### [WHAT YOU ARE ASKED TO DO]
Gather each line of the entries below that includes "this".

### [RECORDS FOR THE TASK]
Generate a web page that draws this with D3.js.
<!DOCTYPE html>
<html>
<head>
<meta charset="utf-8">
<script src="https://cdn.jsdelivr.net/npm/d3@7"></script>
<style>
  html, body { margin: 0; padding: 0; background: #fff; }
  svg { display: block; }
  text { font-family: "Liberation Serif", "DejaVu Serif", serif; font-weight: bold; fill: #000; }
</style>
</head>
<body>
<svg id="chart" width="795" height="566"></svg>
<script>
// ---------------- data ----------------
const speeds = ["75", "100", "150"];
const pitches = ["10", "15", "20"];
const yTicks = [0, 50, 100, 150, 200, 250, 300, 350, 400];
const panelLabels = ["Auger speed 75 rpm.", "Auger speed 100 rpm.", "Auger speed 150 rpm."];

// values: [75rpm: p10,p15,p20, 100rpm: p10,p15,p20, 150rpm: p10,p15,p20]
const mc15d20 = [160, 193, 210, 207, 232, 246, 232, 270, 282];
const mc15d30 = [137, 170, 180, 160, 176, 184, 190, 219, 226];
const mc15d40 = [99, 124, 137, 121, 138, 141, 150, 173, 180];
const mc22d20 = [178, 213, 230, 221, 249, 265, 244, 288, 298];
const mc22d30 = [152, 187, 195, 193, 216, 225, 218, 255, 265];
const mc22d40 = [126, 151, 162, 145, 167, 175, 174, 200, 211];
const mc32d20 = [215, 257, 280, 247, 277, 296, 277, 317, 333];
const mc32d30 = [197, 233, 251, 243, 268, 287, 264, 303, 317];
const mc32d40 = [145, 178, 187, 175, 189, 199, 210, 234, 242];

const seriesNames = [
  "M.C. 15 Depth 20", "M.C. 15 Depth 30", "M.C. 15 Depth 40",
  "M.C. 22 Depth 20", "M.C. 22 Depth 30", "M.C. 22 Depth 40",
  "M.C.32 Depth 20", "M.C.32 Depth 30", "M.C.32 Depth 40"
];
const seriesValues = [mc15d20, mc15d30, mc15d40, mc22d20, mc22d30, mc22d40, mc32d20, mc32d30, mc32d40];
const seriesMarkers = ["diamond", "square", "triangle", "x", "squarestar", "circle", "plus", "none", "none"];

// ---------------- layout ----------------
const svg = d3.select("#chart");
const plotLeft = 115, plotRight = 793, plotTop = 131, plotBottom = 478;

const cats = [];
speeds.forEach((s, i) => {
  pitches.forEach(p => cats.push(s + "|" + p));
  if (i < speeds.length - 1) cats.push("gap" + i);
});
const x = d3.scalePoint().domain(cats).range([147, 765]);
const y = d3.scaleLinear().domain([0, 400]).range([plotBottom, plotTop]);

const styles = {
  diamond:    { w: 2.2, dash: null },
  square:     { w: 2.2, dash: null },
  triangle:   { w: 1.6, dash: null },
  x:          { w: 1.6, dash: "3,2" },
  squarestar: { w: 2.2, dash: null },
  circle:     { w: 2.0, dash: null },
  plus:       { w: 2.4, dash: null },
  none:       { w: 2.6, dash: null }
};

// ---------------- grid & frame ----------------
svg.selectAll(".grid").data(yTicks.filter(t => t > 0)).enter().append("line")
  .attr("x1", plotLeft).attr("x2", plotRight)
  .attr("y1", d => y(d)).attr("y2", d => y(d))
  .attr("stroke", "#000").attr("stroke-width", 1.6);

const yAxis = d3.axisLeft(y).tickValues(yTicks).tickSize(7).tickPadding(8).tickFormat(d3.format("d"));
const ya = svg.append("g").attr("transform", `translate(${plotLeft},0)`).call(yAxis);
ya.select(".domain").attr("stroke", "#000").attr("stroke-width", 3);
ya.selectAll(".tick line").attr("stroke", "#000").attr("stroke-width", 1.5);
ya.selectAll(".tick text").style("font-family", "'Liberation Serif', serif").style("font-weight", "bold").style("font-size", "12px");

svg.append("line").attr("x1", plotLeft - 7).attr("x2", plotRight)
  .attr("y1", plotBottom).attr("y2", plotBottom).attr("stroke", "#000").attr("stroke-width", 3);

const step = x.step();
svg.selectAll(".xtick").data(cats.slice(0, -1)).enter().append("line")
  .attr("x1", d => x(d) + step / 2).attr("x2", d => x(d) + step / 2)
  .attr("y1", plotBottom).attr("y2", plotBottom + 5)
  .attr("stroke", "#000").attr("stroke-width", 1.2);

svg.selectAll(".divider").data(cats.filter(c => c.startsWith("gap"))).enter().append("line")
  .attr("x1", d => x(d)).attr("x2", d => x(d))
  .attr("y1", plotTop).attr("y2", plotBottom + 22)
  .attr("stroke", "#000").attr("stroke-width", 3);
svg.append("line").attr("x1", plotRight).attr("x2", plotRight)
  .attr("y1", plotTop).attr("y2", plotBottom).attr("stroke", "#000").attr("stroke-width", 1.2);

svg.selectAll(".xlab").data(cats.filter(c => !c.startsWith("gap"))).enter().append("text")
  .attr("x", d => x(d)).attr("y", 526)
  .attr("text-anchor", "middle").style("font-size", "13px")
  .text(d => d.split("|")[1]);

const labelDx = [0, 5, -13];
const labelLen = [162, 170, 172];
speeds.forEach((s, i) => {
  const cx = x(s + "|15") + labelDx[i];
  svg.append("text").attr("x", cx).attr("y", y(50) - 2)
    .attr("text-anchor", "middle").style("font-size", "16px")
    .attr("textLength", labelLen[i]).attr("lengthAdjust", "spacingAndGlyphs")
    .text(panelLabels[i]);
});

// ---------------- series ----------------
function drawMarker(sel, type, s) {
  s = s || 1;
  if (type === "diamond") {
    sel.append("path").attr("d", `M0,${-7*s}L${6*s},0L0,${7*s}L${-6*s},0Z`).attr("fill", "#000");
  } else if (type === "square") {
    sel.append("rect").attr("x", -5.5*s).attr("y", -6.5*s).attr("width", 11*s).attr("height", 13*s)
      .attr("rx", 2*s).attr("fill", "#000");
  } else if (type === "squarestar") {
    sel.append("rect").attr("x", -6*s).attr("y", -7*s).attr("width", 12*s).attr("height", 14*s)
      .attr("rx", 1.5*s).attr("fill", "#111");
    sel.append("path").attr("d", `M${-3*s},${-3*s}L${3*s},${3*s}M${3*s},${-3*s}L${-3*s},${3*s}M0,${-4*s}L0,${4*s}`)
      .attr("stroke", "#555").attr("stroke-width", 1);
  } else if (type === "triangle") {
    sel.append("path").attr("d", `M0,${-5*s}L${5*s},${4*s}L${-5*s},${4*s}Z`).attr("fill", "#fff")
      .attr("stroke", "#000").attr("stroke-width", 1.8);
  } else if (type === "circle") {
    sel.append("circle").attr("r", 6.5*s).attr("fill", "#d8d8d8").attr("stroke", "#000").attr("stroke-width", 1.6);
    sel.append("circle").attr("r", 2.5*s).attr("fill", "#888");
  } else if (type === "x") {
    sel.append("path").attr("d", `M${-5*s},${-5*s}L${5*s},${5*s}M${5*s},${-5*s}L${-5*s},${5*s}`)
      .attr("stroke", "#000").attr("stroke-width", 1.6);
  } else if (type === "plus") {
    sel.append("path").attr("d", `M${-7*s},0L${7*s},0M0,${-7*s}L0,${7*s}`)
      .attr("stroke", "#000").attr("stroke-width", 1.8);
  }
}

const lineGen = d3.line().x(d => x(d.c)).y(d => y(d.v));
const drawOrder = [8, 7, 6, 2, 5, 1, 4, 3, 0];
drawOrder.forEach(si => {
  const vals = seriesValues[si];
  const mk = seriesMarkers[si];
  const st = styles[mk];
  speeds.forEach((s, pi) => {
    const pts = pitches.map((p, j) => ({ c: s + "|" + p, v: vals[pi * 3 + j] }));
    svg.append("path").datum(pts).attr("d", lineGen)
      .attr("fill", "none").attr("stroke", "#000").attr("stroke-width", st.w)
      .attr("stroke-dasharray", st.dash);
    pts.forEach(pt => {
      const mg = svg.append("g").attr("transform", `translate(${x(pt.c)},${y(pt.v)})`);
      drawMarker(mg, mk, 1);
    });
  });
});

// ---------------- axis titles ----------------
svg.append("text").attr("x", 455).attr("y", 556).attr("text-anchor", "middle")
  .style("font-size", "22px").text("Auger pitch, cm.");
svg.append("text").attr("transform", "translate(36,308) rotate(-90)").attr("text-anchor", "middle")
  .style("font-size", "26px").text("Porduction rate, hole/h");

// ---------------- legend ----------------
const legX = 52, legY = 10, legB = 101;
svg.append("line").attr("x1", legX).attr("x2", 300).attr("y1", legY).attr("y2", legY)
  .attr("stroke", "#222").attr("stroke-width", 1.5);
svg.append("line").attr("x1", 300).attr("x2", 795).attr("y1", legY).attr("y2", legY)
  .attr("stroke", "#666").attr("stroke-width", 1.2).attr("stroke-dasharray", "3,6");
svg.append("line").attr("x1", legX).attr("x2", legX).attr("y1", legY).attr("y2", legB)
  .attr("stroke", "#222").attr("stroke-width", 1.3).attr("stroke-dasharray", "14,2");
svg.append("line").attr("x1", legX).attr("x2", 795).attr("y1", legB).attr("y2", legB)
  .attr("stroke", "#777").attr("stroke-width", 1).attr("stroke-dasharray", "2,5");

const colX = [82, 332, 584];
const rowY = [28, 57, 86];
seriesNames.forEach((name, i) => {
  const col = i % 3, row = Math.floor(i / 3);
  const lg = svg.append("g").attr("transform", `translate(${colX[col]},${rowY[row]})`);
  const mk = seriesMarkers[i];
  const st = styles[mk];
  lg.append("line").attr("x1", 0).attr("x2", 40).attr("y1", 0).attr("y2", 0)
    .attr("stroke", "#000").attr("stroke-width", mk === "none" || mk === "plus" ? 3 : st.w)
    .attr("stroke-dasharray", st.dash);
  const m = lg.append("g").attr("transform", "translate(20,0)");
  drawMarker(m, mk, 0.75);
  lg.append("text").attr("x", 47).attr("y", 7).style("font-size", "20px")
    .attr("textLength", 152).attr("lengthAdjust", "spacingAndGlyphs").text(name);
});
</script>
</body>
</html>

...

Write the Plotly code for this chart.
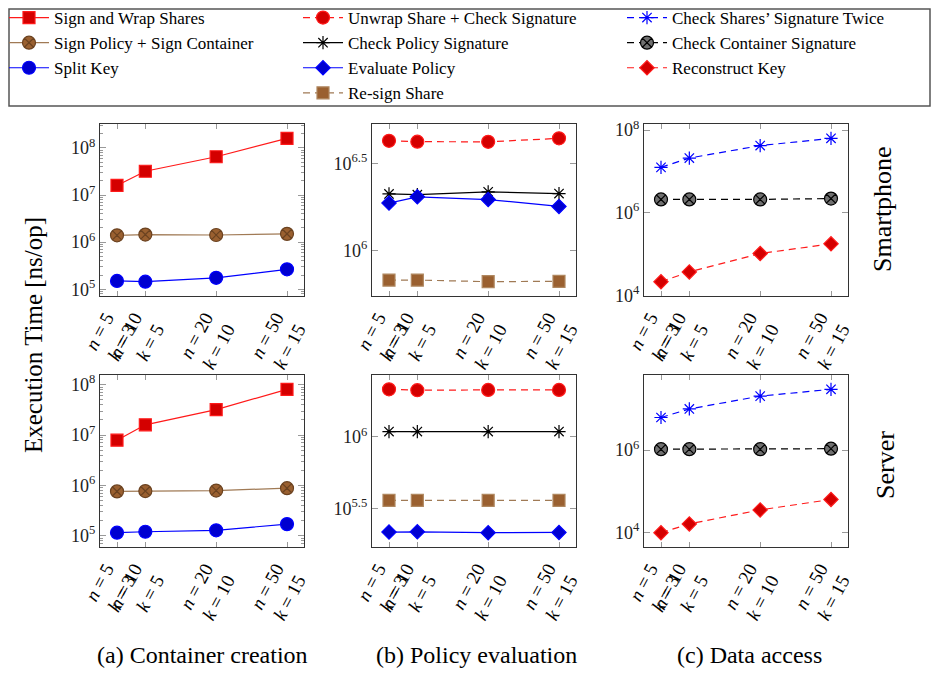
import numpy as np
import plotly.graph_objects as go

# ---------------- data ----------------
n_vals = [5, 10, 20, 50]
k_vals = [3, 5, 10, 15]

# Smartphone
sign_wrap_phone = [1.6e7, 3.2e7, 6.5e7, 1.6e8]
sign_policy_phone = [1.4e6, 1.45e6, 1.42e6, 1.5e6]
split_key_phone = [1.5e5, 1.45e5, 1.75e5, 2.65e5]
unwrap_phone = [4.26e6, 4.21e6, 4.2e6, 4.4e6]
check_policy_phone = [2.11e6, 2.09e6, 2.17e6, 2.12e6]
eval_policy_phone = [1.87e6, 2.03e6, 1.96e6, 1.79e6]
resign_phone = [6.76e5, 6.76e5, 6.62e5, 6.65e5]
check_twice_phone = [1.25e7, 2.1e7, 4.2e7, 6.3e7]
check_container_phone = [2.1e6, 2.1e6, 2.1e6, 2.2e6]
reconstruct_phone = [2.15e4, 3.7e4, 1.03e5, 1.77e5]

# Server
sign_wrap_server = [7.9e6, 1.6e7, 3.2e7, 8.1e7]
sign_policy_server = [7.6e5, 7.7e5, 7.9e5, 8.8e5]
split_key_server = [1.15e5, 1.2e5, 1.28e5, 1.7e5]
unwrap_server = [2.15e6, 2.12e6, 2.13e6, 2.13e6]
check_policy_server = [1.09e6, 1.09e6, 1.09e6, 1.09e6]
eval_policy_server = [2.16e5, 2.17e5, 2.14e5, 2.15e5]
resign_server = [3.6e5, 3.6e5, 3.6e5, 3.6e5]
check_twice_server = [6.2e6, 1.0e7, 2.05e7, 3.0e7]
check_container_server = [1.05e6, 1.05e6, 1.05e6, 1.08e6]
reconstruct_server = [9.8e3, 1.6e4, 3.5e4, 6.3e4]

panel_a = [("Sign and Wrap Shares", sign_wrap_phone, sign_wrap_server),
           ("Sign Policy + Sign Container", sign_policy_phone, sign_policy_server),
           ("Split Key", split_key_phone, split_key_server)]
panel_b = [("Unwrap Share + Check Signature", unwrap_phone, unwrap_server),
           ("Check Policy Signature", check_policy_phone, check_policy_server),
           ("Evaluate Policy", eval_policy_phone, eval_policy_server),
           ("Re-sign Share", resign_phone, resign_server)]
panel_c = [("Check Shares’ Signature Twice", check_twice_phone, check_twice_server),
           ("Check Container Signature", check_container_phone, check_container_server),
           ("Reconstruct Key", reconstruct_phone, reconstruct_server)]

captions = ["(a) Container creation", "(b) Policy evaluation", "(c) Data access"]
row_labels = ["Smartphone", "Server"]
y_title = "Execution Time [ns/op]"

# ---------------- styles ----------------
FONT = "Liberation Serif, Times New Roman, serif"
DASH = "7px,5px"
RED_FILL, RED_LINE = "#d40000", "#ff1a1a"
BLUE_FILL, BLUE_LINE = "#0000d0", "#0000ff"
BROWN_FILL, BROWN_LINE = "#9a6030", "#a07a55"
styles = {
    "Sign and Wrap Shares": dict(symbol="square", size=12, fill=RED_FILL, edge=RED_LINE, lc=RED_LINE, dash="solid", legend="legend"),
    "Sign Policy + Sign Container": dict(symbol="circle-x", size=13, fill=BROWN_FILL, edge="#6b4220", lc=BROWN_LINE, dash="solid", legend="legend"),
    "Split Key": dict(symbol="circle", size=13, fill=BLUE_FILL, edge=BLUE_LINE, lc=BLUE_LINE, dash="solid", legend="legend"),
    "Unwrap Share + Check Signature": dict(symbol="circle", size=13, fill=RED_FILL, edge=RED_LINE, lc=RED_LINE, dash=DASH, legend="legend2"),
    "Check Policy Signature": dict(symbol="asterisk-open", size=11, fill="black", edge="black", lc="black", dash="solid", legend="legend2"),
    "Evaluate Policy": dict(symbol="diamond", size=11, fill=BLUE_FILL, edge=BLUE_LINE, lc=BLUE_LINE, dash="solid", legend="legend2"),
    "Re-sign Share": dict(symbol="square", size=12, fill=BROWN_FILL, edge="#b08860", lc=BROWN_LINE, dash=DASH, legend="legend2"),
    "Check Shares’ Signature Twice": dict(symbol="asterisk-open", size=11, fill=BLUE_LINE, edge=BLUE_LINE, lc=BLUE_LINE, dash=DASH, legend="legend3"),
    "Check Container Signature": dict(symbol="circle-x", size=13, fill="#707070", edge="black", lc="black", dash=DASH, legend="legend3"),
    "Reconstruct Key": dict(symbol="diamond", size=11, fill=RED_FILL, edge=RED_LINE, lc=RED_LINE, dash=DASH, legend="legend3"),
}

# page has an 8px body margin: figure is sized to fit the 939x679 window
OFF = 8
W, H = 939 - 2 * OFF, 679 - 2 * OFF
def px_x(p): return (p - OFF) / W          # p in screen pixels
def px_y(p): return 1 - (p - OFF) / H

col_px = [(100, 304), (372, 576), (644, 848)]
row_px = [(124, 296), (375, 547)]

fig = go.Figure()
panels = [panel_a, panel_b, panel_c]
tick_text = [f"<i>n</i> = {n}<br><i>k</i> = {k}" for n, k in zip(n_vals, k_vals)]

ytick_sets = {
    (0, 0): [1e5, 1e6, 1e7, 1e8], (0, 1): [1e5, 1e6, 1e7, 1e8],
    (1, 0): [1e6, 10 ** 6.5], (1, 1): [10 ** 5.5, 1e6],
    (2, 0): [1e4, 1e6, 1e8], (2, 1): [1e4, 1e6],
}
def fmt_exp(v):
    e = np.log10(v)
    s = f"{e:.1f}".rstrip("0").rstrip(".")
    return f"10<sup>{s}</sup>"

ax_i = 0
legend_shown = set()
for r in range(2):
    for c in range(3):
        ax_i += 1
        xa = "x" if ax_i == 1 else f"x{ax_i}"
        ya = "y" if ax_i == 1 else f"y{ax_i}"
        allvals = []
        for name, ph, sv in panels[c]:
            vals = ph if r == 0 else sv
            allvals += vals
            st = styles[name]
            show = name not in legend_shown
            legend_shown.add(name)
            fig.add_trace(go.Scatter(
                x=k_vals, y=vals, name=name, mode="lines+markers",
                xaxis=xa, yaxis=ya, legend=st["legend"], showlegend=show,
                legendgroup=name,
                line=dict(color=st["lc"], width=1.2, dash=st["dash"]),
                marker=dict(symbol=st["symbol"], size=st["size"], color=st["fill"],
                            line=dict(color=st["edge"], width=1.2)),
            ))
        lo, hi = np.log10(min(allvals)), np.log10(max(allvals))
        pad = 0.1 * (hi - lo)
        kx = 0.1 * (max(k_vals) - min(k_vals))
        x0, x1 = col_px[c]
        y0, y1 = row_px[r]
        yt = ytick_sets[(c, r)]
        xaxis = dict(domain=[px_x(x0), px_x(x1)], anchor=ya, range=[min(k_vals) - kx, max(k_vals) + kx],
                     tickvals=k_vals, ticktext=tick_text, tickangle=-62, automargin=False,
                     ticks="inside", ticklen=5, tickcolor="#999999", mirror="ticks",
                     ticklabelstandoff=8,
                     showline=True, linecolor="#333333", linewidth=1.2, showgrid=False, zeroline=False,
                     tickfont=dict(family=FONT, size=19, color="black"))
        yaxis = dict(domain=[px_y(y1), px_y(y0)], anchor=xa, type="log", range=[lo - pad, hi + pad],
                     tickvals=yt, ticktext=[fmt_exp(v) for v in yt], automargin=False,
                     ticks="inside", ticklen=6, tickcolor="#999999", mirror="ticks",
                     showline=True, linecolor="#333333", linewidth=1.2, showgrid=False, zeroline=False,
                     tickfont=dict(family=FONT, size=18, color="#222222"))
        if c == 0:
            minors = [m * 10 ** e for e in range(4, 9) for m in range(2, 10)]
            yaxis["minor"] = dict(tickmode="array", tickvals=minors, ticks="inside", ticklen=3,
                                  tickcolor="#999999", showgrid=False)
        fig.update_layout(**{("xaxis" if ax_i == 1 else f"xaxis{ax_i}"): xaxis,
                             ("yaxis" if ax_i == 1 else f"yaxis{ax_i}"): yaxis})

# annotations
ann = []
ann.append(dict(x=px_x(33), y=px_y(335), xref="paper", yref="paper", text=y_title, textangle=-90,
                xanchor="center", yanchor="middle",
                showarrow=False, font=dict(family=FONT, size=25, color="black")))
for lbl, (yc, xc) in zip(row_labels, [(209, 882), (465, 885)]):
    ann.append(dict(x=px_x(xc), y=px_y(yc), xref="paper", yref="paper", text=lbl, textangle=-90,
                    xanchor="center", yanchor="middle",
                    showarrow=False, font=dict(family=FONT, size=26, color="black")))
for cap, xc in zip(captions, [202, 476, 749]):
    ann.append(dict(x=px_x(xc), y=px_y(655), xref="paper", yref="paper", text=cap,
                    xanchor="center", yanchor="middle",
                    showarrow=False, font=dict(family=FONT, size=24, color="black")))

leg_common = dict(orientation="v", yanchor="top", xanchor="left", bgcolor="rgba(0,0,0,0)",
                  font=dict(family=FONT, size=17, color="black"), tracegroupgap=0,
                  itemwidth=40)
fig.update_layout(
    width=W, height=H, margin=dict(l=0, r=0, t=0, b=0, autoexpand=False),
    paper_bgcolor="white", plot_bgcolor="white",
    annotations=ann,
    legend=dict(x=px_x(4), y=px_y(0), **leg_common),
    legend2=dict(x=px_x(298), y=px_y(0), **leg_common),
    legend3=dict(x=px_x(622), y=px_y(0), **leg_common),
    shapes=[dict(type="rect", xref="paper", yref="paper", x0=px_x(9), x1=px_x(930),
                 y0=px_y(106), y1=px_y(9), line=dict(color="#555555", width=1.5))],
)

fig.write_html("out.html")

### [RESULT OF THE EXERCISE]
Generate a web page that draws this with D3.js.
Write the Plotly code for this chart.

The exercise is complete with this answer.